La confesión duró más de una hora. Cuando salí sentí un alivio enorme, me había sacado una mochila gigantesca que llevaba cargando por años. Fue una conversación sincera, donde manifesté una inmensa cantidad de dudas. Le aseguré al sacerdote que no sabía por qué estaba allí, pero le pedí que me echara una mano.

Alexandra y su amiga Laura

 Después de saltar esa valla, vino todo mi proceso de conversión y aquí Laura tuvo un papel central acompañándome y motivándome. Pudo influir en mí porque de verdad es mi amiga. Una amiga que providencialmente conocí en la misma universidad, en la academia de teatro. 

Es muy curioso pero ella, en un minuto me hizo ver una realidad dura. Me aclaró que tenía que rezar mucho por mi abuela. “Puede estar en el purgatorio”, me aseguró. Mi primera reacción fue decirle que estaba loca. Pero luego ella, con mucho cariño, me explicó que sólo los santos se iban directo al cielo y que había que rezar por los difuntos.

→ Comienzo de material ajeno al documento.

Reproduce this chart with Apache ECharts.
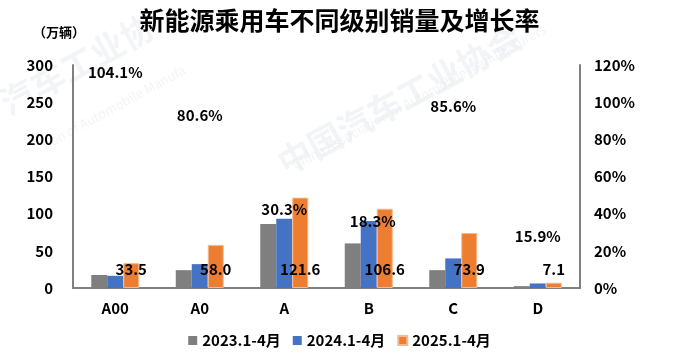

Fue tan fuerte lo que me dijo, que le seguí pidiendo ayuda. “Enséñame a rezar el rosario por favor”, le rogué. 

Para mi cumpleaños me regaló un rosario rosado. “Para que te den ganas de rezarlo, porque te gusta ese color”. Y tenía razón, me conoce tan bien que me dieron ganas de rezarlo y empecé a vivir esta práctica a diario. 

Alexandra y Laura con sus poleras preparándose para ir a un recital.

Después de hablar harto con Dios de esta enorme aflicción por la pérdida de mi abuela, llegué a la siguiente conclusión: el amor que nos teníamos era tan grande, que era imposible que hubiese desaparecido con la muerte. 

Luego de confesarme comencé a asistir con mi amiga a un plan básico, unos cursos de doctrina religiosa que se imparten en un centro del Opus Dei. Gracias a esa preparación me confirmé el año pasado. Luego de dar este gran paso, mis otros dos hermanos también lo hicieron. Esto probablemente obedece a muchas otras razones, pero igual espero haber influido en algo. 

Ahora canto en la misa de los lunes en la universidad. Así aprovecho de asistir a la Eucaristía un día más en la semana. Laurita me sigue llamando los domingos para ir a misa juntas. Ella se preocupa mucho por mí. Y sé que de su mano podré seguir profundizando en este camino de fe.